§ Exercise brief:
Leave out the pictures and transcribe everything else exactly.

(Entries with chart source code)
[Start]

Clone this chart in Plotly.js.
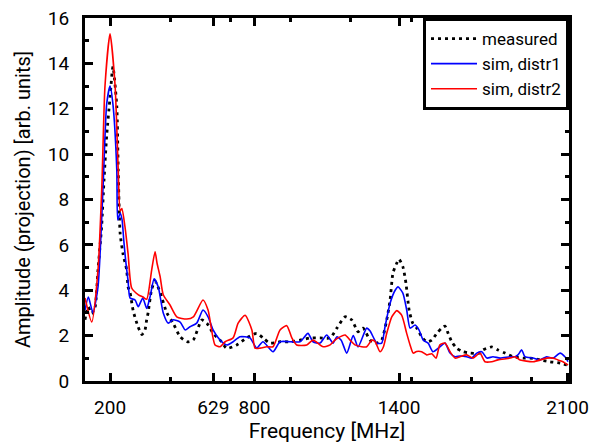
<!DOCTYPE html>
<html>
<head>
<meta charset="utf-8">
<script src="https://cdn.plot.ly/plotly-3.0.1.min.js"></script>
<style>html,body{margin:0;padding:0;background:#fff;}#chart{width:591px;height:445px;}</style>
</head>
<body>
<div id="chart"></div>
<script>
// measured
const measFreq = [96,109,124,138,150,165,175,186,200,212,228,234,242,254,269,275,283,296,316,332,345,352,358,373,387,408,436,462,491,519,545,581,602,628,657,685,726,768,809,835,864,906,948,989,1031,1072,1114,1142,1176,1204,1230,1251,1280,1308,1328,1349,1363,1375,1391,1400,1416,1429,1442,1457,1474,1494,1515,1536,1557,1577,1591,1604,1619,1640,1666,1695,1737,1749,1785,1811,1840,1874,1915,1957,1986,2027,2069,2100];
const measAmp  = [2.7,3.27,2.98,3.27,4.9,6.8,8.86,10.8,12.5,13.85,12.1,9.3,6.5,5.6,4.9,4.15,3.9,3.1,2.4,2.05,2.25,2.69,3.0,4.05,4.4,3.9,3.0,2.55,1.95,1.73,1.8,2.69,2.55,2.1,1.8,1.44,1.59,1.9,2.1,1.9,1.67,1.73,1.73,1.8,1.9,1.9,1.9,2.33,2.83,2.69,2.17,2.33,1.8,1.67,1.8,2.69,3.57,4.76,5.2,5.37,5.04,4.3,3.13,2.55,2.33,1.95,1.73,1.8,2.1,2.33,2.42,2.1,1.73,1.44,1.29,1.23,1.23,1.37,1.5,1.37,1.23,1.07,1.01,1.0,0.93,0.85,0.79,0.7];
// sim, distr1
const d1Freq = [96,110,129,150,171,186,200,212,228,232,242,250,257,265,275,283,304,317,336,352,366,383,400,421,442,462,491,512,532,560,586,607,628,657,685,711,740,781,809,835,877,906,948,989,1022,1043,1072,1100,1126,1142,1160,1183,1210,1230,1266,1280,1308,1328,1342,1363,1384,1396,1416,1432,1446,1467,1483,1501,1521,1541,1570,1591,1612,1633,1653,1681,1702,1723,1744,1765,1790,1820,1861,1882,1894,1910,1923,1957,1986,2013,2040,2069,2089,2102];
const d1Amp  = [3.13,3.7,3.0,4.15,8.55,12.2,13.0,12.2,9.3,7.1,7.4,7.1,6.2,5.3,4.4,3.66,3.57,3.27,3.66,3.2,3.7,4.5,4.15,3.0,2.55,2.7,2.6,2.25,2.39,2.55,3.13,2.83,2.25,1.8,1.59,1.73,1.95,1.9,1.45,1.73,1.29,1.73,1.73,1.73,2.1,1.73,1.67,2.03,1.67,1.95,1.8,1.23,2.0,1.5,2.33,2.2,1.67,1.67,2.39,3.43,4.0,4.15,3.87,3.13,2.33,2.47,2.25,1.8,1.67,1.29,1.51,1.67,1.23,1.07,1.1,1.07,1.01,1.23,1.29,1.01,1.07,1.01,1.07,1.07,1.15,1.37,1.07,1.01,0.93,1.07,1.01,1.23,1.07,0.85];
// sim, distr2
const d2Freq = [96,124,150,166,179,200,221,234,242,249,262,275,290,318,337,352,373,387,395,408,421,449,477,519,546,586,607,636,657,678,711,732,761,789,802,823,851,877,906,934,955,975,1017,1043,1085,1114,1134,1147,1176,1197,1217,1245,1266,1287,1300,1321,1335,1349,1370,1391,1411,1432,1446,1459,1473,1494,1515,1536,1554,1570,1591,1612,1633,1653,1681,1707,1736,1757,1785,1811,1861,1882,1903,1957,2013,2040,2060,2081,2102];
const d2Amp  = [3.66,2.6,4.9,8.6,13.0,15.3,13.0,9.3,7.5,7.6,6.8,5.6,4.1,3.8,3.7,3.6,4.9,5.7,5.2,4.6,3.8,3.35,2.83,2.73,2.83,3.57,3.13,1.59,1.51,1.73,1.9,2.55,2.9,2.25,1.45,1.45,1.51,1.51,2.25,2.44,1.9,1.59,1.59,1.8,1.51,1.59,1.8,1.9,2.03,1.8,1.59,1.51,1.51,1.8,1.75,1.29,1.5,2.1,2.83,3.1,2.9,2.1,1.59,1.23,1.3,1.29,1.15,1.2,1.01,1.6,1.67,1.29,1.01,1.07,1.15,1.01,1.23,0.85,0.85,0.93,1.01,1.07,0.93,0.85,1.01,1.01,0.93,0.85,0.7];
const xTickVals = [200,629,800,1400,2100];
const xTickText = ['200','629','800','1400','2100'];

const FONT = 'Roboto, sans-serif';
const traces = [
  {x: measFreq, y: measAmp, name: 'measured', mode: 'lines',
   line: {color: '#000000', width: 2.8, dash: '3px,4px', shape: 'spline', smoothing: 0.6}},
  {x: d1Freq, y: d1Amp, name: 'sim, distr1', mode: 'lines',
   line: {color: '#0000ff', width: 1.6, shape: 'spline', smoothing: 0.6}},
  {x: d2Freq, y: d2Amp, name: 'sim, distr2', mode: 'lines',
   line: {color: '#ff0000', width: 1.6, shape: 'spline', smoothing: 0.6}}
];
const axisCommon = {
  showline: true, linecolor: '#000', linewidth: 3, mirror: 'ticks',
  ticks: 'inside', tickcolor: '#000', tickwidth: 3, showgrid: false, zeroline: false,
  tickfont: {family: FONT, size: 19, color: '#000'}
};
const layout = {
  width: 591, height: 445,
  margin: {l: 85, r: 22, t: 18, b: 64},
  paper_bgcolor: '#fff', plot_bgcolor: '#fff',
  font: {family: FONT, color: '#000'},
  showlegend: true,
  legend: {x: 1, y: 1, xanchor: 'right', yanchor: 'top', bgcolor: '#fff',
           bordercolor: '#000', borderwidth: 3, font: {family: FONT, size: 17, color: '#000'},
           tracegroupgap: 0, itemwidth: 46},
  xaxis: Object.assign({}, axisCommon, {
    range: [96, 2106], tickmode: 'array', tickvals: xTickVals, ticktext: xTickText, ticklen: 8,
    ticklabelstandoff: 7,
    minor: {tick0: 200, dtick: 250, ticklen: 4, tickwidth: 3, tickcolor: '#000', ticks: 'inside'},
    title: {text: 'Frequency [MHz]', font: {family: FONT, size: 21, color: '#000'}, standoff: 6}
  }),
  yaxis: Object.assign({}, axisCommon, {
    range: [0, 16], tick0: 0, dtick: 2, ticklen: 8,
    ticklabelstandoff: 9,
    minor: {dtick: 1, ticklen: 4, tickwidth: 3, tickcolor: '#000', ticks: 'inside'},
    title: {text: 'Amplitude (projection) [arb. units]', font: {family: FONT, size: 20, color: '#000'}, standoff: 12}
  })
};
Plotly.newPlot('chart', traces, layout, {staticPlot: true, displayModeBar: false});
</script>
</body>
</html>
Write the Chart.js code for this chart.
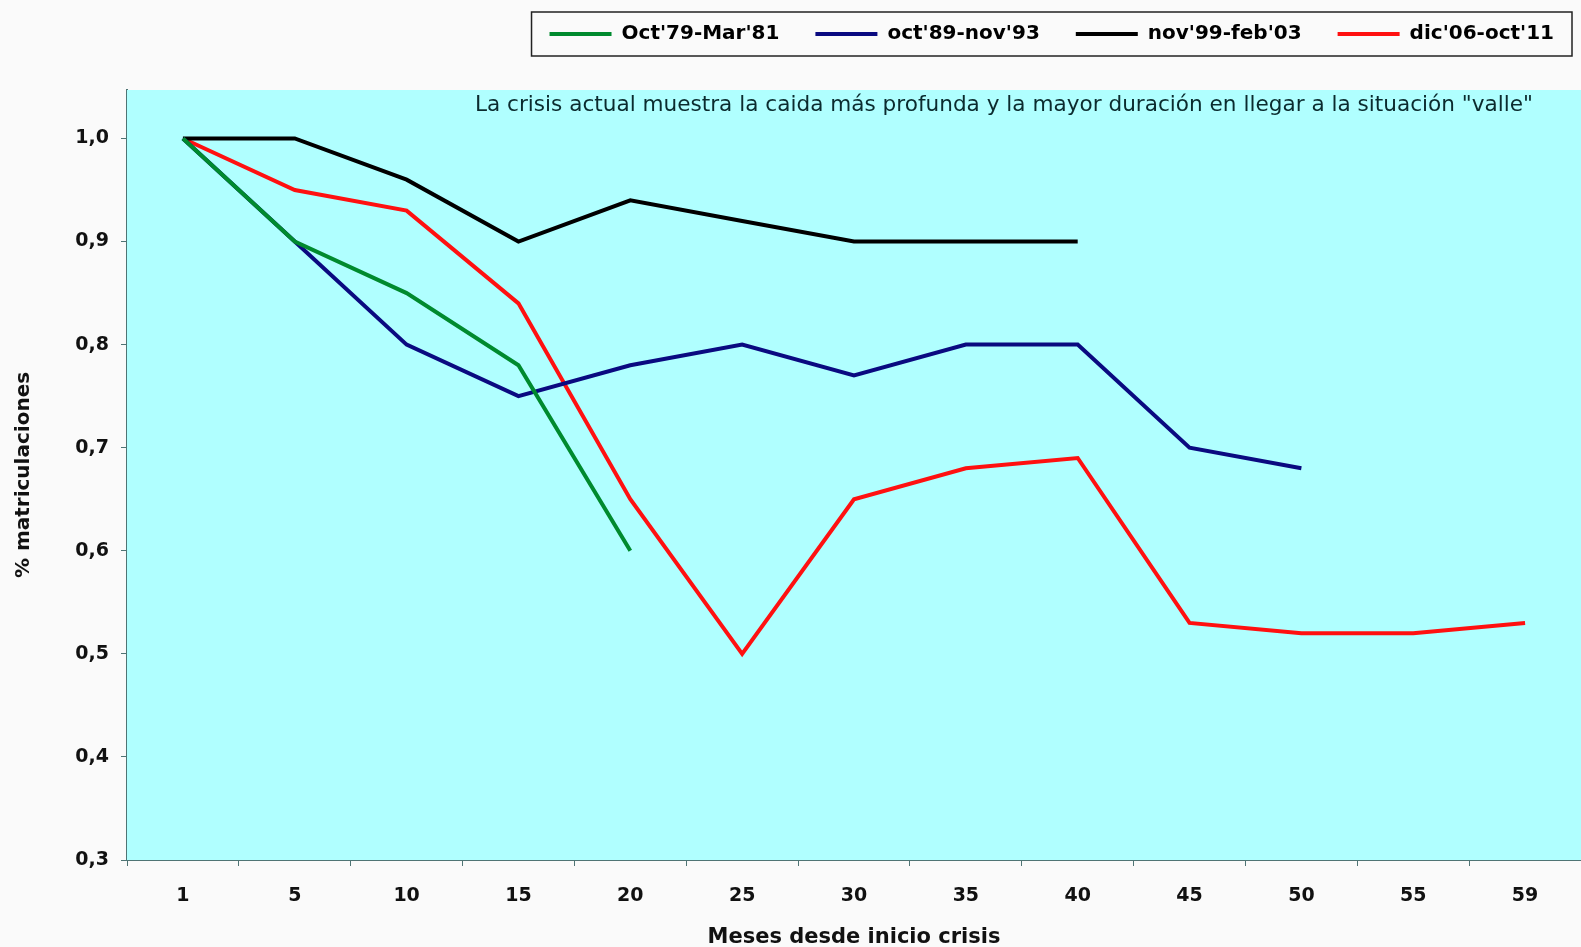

[End]

§ The reply:
Clone this chart in Plotly.js.
<!DOCTYPE html>
<html>
<head>
<meta charset="utf-8">
<script src="https://cdn.plot.ly/plotly-3.0.1.min.js"></script>
<style>html,body{margin:0;padding:0;background:#fff;}#chart{width:591px;height:445px;}</style>
</head>
<body>
<div id="chart"></div>
<script>
// measured
const measFreq = [96,109,124,138,150,165,175,186,200,212,228,234,242,254,269,275,283,296,316,332,345,352,358,373,387,408,436,462,491,519,545,581,602,628,657,685,726,768,809,835,864,906,948,989,1031,1072,1114,1142,1176,1204,1230,1251,1280,1308,1328,1349,1363,1375,1391,1400,1416,1429,1442,1457,1474,1494,1515,1536,1557,1577,1591,1604,1619,1640,1666,1695,1737,1749,1785,1811,1840,1874,1915,1957,1986,2027,2069,2100];
const measAmp  = [2.7,3.27,2.98,3.27,4.9,6.8,8.86,10.8,12.5,13.85,12.1,9.3,6.5,5.6,4.9,4.15,3.9,3.1,2.4,2.05,2.25,2.69,3.0,4.05,4.4,3.9,3.0,2.55,1.95,1.73,1.8,2.69,2.55,2.1,1.8,1.44,1.59,1.9,2.1,1.9,1.67,1.73,1.73,1.8,1.9,1.9,1.9,2.33,2.83,2.69,2.17,2.33,1.8,1.67,1.8,2.69,3.57,4.76,5.2,5.37,5.04,4.3,3.13,2.55,2.33,1.95,1.73,1.8,2.1,2.33,2.42,2.1,1.73,1.44,1.29,1.23,1.23,1.37,1.5,1.37,1.23,1.07,1.01,1.0,0.93,0.85,0.79,0.7];
// sim, distr1
const d1Freq = [96,110,129,150,171,186,200,212,228,232,242,250,257,265,275,283,304,317,336,352,366,383,400,421,442,462,491,512,532,560,586,607,628,657,685,711,740,781,809,835,877,906,948,989,1022,1043,1072,1100,1126,1142,1160,1183,1210,1230,1266,1280,1308,1328,1342,1363,1384,1396,1416,1432,1446,1467,1483,1501,1521,1541,1570,1591,1612,1633,1653,1681,1702,1723,1744,1765,1790,1820,1861,1882,1894,1910,1923,1957,1986,2013,2040,2069,2089,2102];
const d1Amp  = [3.13,3.7,3.0,4.15,8.55,12.2,13.0,12.2,9.3,7.1,7.4,7.1,6.2,5.3,4.4,3.66,3.57,3.27,3.66,3.2,3.7,4.5,4.15,3.0,2.55,2.7,2.6,2.25,2.39,2.55,3.13,2.83,2.25,1.8,1.59,1.73,1.95,1.9,1.45,1.73,1.29,1.73,1.73,1.73,2.1,1.73,1.67,2.03,1.67,1.95,1.8,1.23,2.0,1.5,2.33,2.2,1.67,1.67,2.39,3.43,4.0,4.15,3.87,3.13,2.33,2.47,2.25,1.8,1.67,1.29,1.51,1.67,1.23,1.07,1.1,1.07,1.01,1.23,1.29,1.01,1.07,1.01,1.07,1.07,1.15,1.37,1.07,1.01,0.93,1.07,1.01,1.23,1.07,0.85];
// sim, distr2
const d2Freq = [96,124,150,166,179,200,221,234,242,249,262,275,290,318,337,352,373,387,395,408,421,449,477,519,546,586,607,636,657,678,711,732,761,789,802,823,851,877,906,934,955,975,1017,1043,1085,1114,1134,1147,1176,1197,1217,1245,1266,1287,1300,1321,1335,1349,1370,1391,1411,1432,1446,1459,1473,1494,1515,1536,1554,1570,1591,1612,1633,1653,1681,1707,1736,1757,1785,1811,1861,1882,1903,1957,2013,2040,2060,2081,2102];
const d2Amp  = [3.66,2.6,4.9,8.6,13.0,15.3,13.0,9.3,7.5,7.6,6.8,5.6,4.1,3.8,3.7,3.6,4.9,5.7,5.2,4.6,3.8,3.35,2.83,2.73,2.83,3.57,3.13,1.59,1.51,1.73,1.9,2.55,2.9,2.25,1.45,1.45,1.51,1.51,2.25,2.44,1.9,1.59,1.59,1.8,1.51,1.59,1.8,1.9,2.03,1.8,1.59,1.51,1.51,1.8,1.75,1.29,1.5,2.1,2.83,3.1,2.9,2.1,1.59,1.23,1.3,1.29,1.15,1.2,1.01,1.6,1.67,1.29,1.01,1.07,1.15,1.01,1.23,0.85,0.85,0.93,1.01,1.07,0.93,0.85,1.01,1.01,0.93,0.85,0.7];
const xTickVals = [200,629,800,1400,2100];
const xTickText = ['200','629','800','1400','2100'];

const FONT = 'Roboto, sans-serif';
const traces = [
  {x: measFreq, y: measAmp, name: 'measured', mode: 'lines',
   line: {color: '#000000', width: 2.8, dash: '3px,4px', shape: 'spline', smoothing: 0.6}},
  {x: d1Freq, y: d1Amp, name: 'sim, distr1', mode: 'lines',
   line: {color: '#0000ff', width: 1.6, shape: 'spline', smoothing: 0.6}},
  {x: d2Freq, y: d2Amp, name: 'sim, distr2', mode: 'lines',
   line: {color: '#ff0000', width: 1.6, shape: 'spline', smoothing: 0.6}}
];
const axisCommon = {
  showline: true, linecolor: '#000', linewidth: 3, mirror: 'ticks',
  ticks: 'inside', tickcolor: '#000', tickwidth: 3, showgrid: false, zeroline: false,
  tickfont: {family: FONT, size: 19, color: '#000'}
};
const layout = {
  width: 591, height: 445,
  margin: {l: 85, r: 22, t: 18, b: 64},
  paper_bgcolor: '#fff', plot_bgcolor: '#fff',
  font: {family: FONT, color: '#000'},
  showlegend: true,
  legend: {x: 1, y: 1, xanchor: 'right', yanchor: 'top', bgcolor: '#fff',
           bordercolor: '#000', borderwidth: 3, font: {family: FONT, size: 17, color: '#000'},
           tracegroupgap: 0, itemwidth: 46},
  xaxis: Object.assign({}, axisCommon, {
    range: [96, 2106], tickmode: 'array', tickvals: xTickVals, ticktext: xTickText, ticklen: 8,
    ticklabelstandoff: 7,
    minor: {tick0: 200, dtick: 250, ticklen: 4, tickwidth: 3, tickcolor: '#000', ticks: 'inside'},
    title: {text: 'Frequency [MHz]', font: {family: FONT, size: 21, color: '#000'}, standoff: 6}
  }),
  yaxis: Object.assign({}, axisCommon, {
    range: [0, 16], tick0: 0, dtick: 2, ticklen: 8,
    ticklabelstandoff: 9,
    minor: {dtick: 1, ticklen: 4, tickwidth: 3, tickcolor: '#000', ticks: 'inside'},
    title: {text: 'Amplitude (projection) [arb. units]', font: {family: FONT, size: 20, color: '#000'}, standoff: 12}
  })
};
Plotly.newPlot('chart', traces, layout, {staticPlot: true, displayModeBar: false});
</script>
</body>
</html>
Write the Chart.js code for this chart.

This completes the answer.